Your faster results. Your results for the fastest results for Part two, part three, and part four on the eight-core Core 2 machine. Give the results for both raw runtime in seconds and normalized speedup.

Disclaimer

It is quite likely that the primitives library I give you will have bugs in it. It is a small amount of code, but tricky code and parallel code is difficult to test. I've done what I can to test it, but if something odd is happening it could be a bug in the code I wrote.

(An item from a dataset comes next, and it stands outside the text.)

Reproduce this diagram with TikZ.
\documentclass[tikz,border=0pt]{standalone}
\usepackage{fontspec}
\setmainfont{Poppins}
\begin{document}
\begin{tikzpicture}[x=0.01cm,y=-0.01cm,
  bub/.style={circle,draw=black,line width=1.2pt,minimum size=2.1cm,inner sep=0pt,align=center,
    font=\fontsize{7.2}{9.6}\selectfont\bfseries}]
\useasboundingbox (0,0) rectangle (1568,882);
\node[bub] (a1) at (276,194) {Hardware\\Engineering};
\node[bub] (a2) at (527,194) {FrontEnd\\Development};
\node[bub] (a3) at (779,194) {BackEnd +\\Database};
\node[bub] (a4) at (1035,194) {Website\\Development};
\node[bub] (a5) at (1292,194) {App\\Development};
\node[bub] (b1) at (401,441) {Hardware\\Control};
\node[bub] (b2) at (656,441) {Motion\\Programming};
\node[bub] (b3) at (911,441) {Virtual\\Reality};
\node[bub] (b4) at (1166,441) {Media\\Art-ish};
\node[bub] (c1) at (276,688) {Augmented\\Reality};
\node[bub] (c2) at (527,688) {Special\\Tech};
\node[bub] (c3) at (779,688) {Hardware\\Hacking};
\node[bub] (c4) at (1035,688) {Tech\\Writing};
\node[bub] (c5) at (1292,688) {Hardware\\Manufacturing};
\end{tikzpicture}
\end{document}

There probably isn't any "right" solution. If there is, I don't know what it is, as I haven't tried this out myself. It could be the obvious way is the fastest way of doing it; or it could be more subtle.

Addendum

[Feb 15] Removed Part 3
[Feb 15] Included information about the Penn Parallelism Primitives.
[Feb 22] Note: When using the Niagara T2, use one data set size to compare the performance from one thread to eight threads. You a larger size to compare eight threads thorough 128 threads. The larger size likely won't complete on a single core.
[Feb 23] Clarified that speedup should be calculated with respect to the best sequential baseline rather than some non-optimized baseline version.

Retrospective

After assigning and grading this assignment, a few things to consider correcting in future years:

For the first two parts, the work per iteration of the first part is both large (as it has a whole inner loop in it) and the work is reasonably balanced as it is an n² algorithm. Thus, the experiments of dynamic work partitioning and grain size aren't so exciting (a grain size of 1 is okay and there isn't much speedup from dynamic work partitioning).
The other parts might have been a bit too free form. It allowed the students to explore, but some of the students got lots in the number of options in making an efficient sequential and parallel versions.
On the final two-dimensional computation, it seems the radius doesn't scale large enough to really allow good parallel computation. Too few particles in each radius results in all the bookkeeping overhead dominating, which is harder to parallelize. Adjusting the way the driver scales the radius as the number of particles increases could fix this problem.